_DATA FOR THIS TASK_:
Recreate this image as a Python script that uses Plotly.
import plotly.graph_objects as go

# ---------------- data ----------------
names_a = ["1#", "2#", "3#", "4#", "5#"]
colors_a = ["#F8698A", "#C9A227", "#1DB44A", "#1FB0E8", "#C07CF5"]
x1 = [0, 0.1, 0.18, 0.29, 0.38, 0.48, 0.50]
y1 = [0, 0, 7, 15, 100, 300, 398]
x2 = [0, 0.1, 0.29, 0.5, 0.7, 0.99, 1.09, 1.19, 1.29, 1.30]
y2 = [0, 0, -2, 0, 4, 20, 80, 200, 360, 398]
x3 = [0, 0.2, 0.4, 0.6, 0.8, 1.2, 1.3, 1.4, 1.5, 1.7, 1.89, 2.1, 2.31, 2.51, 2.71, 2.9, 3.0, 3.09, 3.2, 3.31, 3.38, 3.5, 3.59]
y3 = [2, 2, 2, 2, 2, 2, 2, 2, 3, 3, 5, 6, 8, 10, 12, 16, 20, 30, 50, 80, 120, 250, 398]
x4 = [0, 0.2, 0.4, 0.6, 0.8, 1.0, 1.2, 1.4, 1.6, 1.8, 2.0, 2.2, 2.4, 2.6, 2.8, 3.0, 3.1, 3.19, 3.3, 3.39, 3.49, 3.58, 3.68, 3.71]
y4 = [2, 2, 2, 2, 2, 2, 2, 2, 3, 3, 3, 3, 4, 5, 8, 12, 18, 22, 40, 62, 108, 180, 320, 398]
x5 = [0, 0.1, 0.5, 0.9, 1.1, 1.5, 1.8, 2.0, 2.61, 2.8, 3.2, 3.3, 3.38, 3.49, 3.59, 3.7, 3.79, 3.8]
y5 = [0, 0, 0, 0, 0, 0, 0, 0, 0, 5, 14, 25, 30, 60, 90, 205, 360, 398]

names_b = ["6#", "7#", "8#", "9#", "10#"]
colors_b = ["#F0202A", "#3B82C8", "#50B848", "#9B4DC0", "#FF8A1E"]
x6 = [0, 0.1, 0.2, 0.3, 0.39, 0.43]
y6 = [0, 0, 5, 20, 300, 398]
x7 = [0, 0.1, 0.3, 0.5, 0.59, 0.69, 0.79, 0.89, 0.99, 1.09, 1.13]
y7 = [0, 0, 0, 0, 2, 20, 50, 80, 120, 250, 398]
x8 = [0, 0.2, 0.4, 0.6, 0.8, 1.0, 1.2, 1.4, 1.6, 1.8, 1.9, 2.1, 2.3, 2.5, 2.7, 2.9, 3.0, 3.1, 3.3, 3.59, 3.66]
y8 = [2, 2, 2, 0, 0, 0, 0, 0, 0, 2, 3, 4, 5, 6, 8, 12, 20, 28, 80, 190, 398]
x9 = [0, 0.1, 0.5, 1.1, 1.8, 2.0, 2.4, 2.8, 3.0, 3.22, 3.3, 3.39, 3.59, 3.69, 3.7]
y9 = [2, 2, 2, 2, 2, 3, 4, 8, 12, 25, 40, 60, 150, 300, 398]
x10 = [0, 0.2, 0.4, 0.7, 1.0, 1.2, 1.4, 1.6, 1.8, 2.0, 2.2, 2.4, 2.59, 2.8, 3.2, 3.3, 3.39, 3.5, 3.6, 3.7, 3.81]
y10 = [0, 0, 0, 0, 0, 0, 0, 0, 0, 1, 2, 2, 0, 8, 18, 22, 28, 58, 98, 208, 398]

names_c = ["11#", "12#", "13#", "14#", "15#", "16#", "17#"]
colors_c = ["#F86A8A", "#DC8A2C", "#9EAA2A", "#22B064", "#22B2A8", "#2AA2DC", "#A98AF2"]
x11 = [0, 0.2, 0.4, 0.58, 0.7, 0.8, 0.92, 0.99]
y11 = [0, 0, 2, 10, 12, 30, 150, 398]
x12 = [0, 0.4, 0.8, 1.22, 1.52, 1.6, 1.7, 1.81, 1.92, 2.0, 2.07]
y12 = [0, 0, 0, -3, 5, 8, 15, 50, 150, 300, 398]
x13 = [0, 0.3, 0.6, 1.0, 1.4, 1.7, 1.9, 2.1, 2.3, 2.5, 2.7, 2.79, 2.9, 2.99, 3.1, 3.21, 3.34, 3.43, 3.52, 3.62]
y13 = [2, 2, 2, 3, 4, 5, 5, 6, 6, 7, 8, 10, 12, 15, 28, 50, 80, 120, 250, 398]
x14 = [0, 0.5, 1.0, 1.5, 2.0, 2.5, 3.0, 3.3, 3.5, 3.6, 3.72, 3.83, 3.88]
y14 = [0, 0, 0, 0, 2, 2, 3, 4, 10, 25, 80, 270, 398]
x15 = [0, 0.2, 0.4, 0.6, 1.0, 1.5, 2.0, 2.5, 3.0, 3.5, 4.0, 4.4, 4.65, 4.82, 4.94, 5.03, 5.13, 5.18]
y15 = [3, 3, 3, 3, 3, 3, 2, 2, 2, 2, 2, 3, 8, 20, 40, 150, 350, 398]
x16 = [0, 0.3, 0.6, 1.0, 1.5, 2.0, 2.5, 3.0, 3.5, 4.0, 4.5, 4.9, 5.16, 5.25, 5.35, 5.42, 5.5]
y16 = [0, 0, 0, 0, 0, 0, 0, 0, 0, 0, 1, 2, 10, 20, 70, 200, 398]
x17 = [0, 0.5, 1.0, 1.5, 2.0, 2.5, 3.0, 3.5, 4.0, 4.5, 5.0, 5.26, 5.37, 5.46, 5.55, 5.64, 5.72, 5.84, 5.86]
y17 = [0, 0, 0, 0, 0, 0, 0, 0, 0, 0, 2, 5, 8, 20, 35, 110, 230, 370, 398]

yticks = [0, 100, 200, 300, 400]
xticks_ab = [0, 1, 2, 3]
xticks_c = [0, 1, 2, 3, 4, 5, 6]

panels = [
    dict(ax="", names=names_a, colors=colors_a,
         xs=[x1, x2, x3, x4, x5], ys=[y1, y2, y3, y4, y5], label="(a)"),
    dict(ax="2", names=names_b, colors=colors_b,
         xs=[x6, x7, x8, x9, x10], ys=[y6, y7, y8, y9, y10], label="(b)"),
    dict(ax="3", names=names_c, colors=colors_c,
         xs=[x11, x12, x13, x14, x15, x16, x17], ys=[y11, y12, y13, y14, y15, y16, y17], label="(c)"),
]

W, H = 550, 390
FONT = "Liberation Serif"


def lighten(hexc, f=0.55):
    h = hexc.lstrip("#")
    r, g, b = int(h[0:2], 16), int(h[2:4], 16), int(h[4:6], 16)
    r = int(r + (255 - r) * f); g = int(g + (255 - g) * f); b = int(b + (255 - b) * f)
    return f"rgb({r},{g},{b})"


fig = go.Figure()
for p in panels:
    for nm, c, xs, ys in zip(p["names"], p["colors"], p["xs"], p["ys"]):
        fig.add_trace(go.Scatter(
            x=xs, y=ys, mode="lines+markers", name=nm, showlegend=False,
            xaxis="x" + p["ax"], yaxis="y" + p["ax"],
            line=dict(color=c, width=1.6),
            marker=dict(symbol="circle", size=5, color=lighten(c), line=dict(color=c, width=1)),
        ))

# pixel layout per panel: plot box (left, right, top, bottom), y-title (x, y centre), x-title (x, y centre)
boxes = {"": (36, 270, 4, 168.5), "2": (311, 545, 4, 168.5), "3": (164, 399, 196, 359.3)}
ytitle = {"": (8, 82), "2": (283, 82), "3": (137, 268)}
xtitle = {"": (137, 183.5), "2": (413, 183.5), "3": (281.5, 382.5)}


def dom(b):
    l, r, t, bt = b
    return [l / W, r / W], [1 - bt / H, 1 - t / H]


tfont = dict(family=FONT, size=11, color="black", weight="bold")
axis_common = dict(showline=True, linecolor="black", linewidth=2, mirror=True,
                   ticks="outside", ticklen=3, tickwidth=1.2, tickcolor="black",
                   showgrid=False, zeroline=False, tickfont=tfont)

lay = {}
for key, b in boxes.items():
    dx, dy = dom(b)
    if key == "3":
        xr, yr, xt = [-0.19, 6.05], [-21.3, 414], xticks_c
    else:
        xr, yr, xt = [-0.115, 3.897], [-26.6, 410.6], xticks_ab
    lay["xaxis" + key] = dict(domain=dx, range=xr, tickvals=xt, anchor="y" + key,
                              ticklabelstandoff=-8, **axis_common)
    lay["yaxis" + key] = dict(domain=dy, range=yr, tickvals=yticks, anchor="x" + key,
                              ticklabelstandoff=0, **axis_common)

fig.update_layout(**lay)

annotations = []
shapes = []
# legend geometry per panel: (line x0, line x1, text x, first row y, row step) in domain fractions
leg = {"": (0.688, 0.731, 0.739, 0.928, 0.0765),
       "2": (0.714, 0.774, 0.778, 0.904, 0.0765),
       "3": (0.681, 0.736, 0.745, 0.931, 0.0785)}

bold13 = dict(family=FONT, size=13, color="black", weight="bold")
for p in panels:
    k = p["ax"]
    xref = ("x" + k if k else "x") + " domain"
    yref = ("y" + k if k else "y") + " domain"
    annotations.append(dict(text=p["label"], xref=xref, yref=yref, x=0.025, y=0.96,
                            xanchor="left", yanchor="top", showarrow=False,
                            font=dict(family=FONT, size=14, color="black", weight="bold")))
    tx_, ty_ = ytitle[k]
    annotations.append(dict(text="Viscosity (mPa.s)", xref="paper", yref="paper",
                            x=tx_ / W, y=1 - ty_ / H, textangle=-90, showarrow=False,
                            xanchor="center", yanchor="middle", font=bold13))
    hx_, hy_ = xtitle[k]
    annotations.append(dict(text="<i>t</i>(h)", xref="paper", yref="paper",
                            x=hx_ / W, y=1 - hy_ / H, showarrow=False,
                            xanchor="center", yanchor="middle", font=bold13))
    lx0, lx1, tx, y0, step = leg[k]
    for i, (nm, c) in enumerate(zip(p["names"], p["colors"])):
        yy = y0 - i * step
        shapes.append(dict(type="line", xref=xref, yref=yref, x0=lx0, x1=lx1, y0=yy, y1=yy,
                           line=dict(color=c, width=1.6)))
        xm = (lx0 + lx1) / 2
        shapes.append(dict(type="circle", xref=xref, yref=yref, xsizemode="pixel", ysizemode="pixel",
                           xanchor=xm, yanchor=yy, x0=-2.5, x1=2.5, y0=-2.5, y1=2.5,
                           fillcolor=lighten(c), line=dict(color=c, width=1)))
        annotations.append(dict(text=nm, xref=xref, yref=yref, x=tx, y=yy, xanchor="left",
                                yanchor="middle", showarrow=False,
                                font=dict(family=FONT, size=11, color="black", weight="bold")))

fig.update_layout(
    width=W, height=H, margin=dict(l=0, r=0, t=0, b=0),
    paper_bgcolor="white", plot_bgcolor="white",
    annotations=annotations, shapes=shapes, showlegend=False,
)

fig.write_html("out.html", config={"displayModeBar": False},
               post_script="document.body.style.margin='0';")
...
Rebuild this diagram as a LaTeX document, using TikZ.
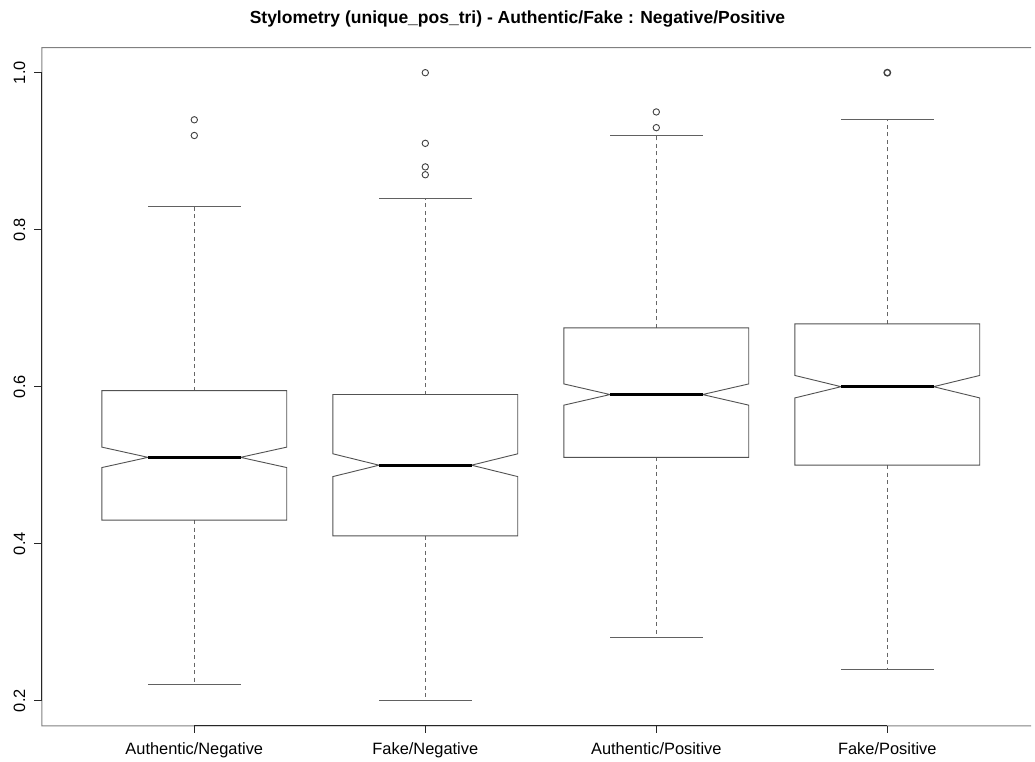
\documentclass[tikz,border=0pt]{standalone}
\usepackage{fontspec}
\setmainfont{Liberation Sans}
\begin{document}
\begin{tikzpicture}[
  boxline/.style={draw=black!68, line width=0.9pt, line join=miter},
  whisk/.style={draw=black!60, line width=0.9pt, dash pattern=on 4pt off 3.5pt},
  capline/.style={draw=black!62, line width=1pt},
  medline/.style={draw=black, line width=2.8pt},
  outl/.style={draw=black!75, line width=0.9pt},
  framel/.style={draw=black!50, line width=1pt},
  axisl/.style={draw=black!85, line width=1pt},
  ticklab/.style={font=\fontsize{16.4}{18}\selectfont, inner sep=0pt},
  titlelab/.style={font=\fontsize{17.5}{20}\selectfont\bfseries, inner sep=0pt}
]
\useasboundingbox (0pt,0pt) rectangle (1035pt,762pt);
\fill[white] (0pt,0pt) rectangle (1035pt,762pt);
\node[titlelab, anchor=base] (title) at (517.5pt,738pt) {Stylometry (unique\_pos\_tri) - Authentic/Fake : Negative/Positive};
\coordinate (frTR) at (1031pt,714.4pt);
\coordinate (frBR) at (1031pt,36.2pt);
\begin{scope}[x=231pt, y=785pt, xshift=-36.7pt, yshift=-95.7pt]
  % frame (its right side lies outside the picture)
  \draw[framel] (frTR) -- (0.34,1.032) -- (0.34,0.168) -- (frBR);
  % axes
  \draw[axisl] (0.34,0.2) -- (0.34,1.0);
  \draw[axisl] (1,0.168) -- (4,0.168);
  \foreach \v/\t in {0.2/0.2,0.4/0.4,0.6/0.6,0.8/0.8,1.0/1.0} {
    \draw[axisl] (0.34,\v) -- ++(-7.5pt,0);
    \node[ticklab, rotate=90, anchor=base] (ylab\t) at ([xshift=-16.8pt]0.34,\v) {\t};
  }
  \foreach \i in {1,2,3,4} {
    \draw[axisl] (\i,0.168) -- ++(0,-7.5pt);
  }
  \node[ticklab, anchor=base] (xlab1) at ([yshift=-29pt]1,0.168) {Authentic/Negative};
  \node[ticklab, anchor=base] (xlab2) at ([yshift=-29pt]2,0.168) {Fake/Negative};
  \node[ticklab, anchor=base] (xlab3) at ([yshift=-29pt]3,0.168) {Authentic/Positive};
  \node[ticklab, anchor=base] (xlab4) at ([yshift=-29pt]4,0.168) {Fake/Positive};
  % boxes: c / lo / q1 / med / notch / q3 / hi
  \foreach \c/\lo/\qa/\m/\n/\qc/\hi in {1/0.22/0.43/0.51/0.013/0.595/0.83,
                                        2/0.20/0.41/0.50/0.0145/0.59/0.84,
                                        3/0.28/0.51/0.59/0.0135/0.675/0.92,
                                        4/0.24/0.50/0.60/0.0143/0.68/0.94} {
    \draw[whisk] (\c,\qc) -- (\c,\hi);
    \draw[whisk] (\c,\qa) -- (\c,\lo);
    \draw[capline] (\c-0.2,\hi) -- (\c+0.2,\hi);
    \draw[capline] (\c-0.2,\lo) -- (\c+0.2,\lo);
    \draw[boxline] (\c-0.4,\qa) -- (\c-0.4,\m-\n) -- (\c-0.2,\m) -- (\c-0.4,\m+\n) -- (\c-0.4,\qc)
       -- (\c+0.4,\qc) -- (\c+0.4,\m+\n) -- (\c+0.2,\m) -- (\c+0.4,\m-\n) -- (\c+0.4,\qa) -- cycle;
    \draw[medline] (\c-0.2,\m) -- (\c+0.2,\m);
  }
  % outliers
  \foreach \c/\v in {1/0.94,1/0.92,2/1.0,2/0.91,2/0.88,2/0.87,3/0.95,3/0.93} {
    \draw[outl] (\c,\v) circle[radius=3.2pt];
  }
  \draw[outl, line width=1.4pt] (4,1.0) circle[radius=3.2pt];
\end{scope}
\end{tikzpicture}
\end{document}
---
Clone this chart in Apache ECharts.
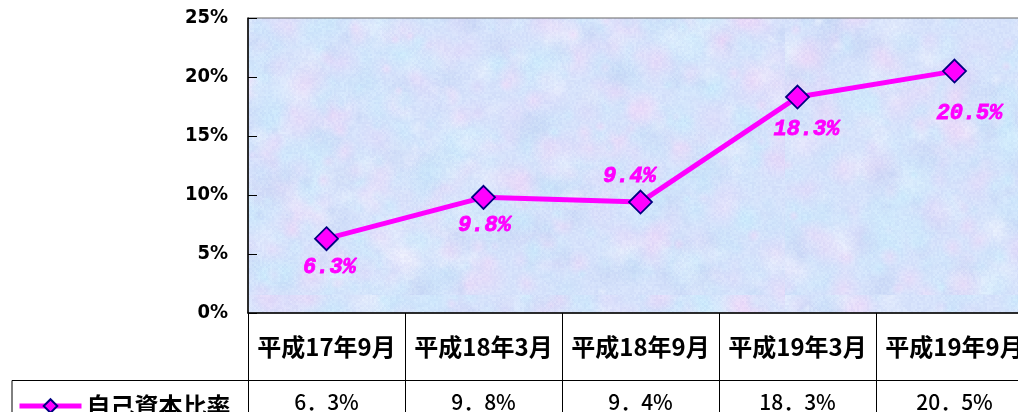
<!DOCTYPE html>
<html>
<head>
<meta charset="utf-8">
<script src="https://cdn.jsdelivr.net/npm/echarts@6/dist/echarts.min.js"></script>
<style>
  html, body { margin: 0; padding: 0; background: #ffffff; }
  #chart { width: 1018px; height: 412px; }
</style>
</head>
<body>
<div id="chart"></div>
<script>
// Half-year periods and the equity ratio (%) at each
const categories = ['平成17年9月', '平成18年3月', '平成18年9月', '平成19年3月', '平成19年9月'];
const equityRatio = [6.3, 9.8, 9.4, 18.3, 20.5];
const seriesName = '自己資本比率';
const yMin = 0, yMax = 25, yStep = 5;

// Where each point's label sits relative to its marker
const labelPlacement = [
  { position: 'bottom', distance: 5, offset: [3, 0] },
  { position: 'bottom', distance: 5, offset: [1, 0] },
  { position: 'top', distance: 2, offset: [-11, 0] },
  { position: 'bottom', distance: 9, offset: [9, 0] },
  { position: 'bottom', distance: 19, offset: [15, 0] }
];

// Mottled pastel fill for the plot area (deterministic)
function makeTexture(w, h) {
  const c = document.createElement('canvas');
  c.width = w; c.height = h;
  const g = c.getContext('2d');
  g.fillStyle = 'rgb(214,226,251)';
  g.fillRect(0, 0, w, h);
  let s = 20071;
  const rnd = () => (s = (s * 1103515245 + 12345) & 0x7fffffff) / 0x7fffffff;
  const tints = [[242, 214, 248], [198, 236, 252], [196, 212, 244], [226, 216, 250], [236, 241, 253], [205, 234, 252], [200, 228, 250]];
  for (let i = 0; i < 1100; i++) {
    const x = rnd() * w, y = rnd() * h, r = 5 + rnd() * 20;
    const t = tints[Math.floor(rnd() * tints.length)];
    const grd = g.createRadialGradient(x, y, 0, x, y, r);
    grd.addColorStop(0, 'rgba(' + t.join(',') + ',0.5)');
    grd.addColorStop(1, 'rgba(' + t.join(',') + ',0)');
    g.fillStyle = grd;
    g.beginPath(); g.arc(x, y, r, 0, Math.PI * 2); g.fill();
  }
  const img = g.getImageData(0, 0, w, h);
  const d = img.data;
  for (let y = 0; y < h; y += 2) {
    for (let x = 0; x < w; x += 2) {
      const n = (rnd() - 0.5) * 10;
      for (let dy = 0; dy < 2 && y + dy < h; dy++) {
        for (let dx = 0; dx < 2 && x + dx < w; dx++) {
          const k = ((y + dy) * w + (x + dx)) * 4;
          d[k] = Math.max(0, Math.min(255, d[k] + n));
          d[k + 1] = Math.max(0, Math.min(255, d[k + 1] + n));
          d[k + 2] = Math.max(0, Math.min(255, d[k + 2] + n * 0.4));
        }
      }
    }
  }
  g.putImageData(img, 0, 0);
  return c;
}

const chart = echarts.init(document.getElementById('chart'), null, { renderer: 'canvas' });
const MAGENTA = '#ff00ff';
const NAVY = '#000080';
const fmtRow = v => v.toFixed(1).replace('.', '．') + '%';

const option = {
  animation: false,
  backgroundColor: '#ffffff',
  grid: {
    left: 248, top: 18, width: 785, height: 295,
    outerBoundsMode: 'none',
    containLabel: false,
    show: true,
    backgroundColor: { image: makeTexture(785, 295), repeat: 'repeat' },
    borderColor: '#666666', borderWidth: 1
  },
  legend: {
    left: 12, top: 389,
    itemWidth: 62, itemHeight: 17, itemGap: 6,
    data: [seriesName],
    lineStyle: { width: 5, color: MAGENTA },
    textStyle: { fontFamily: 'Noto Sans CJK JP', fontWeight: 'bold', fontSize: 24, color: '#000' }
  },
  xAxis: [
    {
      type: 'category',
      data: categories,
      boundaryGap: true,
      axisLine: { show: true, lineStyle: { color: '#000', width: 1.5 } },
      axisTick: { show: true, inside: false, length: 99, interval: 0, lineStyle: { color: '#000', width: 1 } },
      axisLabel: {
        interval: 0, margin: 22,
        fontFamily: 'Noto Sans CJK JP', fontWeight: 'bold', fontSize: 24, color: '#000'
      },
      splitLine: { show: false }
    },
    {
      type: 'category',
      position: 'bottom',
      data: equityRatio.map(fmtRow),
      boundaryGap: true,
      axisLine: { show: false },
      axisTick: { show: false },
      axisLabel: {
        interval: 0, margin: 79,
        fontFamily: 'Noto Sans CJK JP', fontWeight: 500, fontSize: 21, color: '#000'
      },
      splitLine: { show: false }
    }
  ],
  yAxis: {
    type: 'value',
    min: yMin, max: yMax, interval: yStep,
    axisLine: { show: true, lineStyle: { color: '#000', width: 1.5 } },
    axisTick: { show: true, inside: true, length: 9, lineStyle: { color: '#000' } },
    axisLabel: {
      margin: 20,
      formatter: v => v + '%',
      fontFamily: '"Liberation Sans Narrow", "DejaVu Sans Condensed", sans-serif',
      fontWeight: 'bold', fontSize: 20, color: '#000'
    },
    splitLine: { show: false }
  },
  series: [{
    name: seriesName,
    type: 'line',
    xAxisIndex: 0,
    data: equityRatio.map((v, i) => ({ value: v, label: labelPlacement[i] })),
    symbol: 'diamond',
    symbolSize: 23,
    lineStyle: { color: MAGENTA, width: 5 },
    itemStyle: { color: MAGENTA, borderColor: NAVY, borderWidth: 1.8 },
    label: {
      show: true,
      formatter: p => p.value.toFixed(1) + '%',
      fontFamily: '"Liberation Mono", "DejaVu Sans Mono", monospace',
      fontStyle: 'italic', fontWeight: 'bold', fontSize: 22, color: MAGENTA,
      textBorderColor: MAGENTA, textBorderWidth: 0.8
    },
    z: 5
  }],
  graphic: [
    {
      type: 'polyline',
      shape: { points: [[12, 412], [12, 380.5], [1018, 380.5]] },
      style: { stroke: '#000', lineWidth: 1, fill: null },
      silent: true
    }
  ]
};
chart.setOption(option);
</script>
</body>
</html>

_REQUIRED TASK_: Write out exactly the lines from the one with "Recreate this image" through the one with "import plotly.graph_objects as go", including both, and no others.

_RESULT OF THE TASK_:
Recreate this image as a Python script that uses Plotly.
import plotly.graph_objects as go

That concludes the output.